Thursday, April 7, 2011

Onederland.

It's time for a much needed update. In the past silence is usually a bad thing for me, but this time around it's certainly not. I am going strong despite a few stagnations and a few small gains (deserved and undeserved). But I am on track and ahead of my schedule (which I've already revised to be shorter than initially planned).

The biggest news of the month: I've finally hit 199(.6)lbs. I actually had a few tears when I saw the number because it's been a really long and hard struggle these past few years. Trying to find the motivation, trying to keep the motivation, just wanting to be like everyone else. I have never been this weight since being a child. Never. But it's also quite anti-climactic in that I don't feel any different from yesterday at 200.6lbs. Being in the one hundreds was a goal, but it's not the final one so there really is no stopping here to smell the roses. This body is still not where I want it to be (albeit, it's so much closer than even 4 months ago). So yes it's nice... nice to know I can do it (did do it), hopefully only 30-40lbs to go.. which if I keep going at this pace will be in another 5 months or so. I've given myself a schedule to make it to 163 (-37 more pounds) by Jan. 1/2012 which is 8 months away. I know it will get harder the closer I am to goal, so I'm just going to keep on like I've been keeping on. Take the days as they come (even if most days I just wish they'd come faster).

Boy stuff is still complicated and totally incomprehensible, so I won't really talk about it. I've spent WAY too much time thinking about something that doesn't really deserve the time. So on to better people (I hope).

I've signed up for a 10k race in early May. And I can do it. I've already run 10k routes twice now. And they are not completely flat routes. It's amazing how all my runs go... start of great in the first minute.. then hard, harder, easy, easy, medium, hills (harder), medium, medium, easy, medium.  Once I get my breath in gear and my legs warmed up I usually feel pretty good the whole time (except for the f'ning hills). And having been able to run the 10k twice now, my  mind keeps thinking of doing a half marathon someday. Maybe closer to the end of the year. It's amazing though to think that I couldn't run 2km straight last year at this time and now I am regularly running 4 times a week, about 30km and up to 10km per run. Sometimes I love my body and what it can do.

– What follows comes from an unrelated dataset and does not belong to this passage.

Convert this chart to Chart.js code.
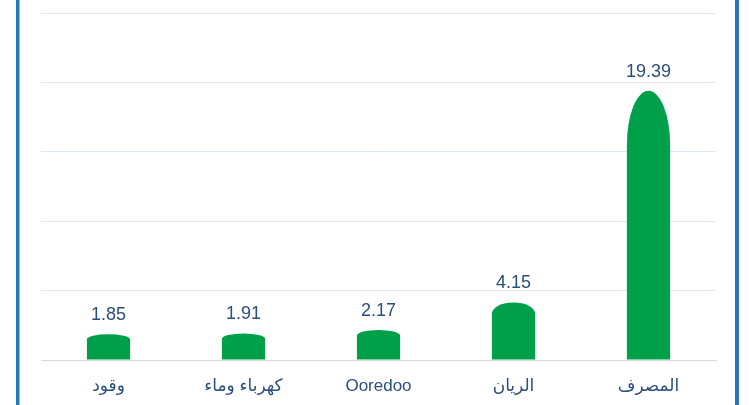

I love being able to tuck my knees close to my chest. I love wearing my pants and not having any rolls stick over them. I love getting rid of my 'big' clothes (I used to only have 'skinny' clothes). I love that my boobs stick out further than my stomach. I love my calves and how they get more and more defined each week. I love how my feet look skinnier. I love feeling strong and capable and that men should look at me. I love finding old things in my closet and how they look new on my new body. I love how I'm more confident in the bedroom. I love beating everyone's expectations of me. Especially that last one. I love beating my own expectations of myself.

So despite an intensely emotionally manic month, I am in a decent headspace at the moment. I can do this. I will do this.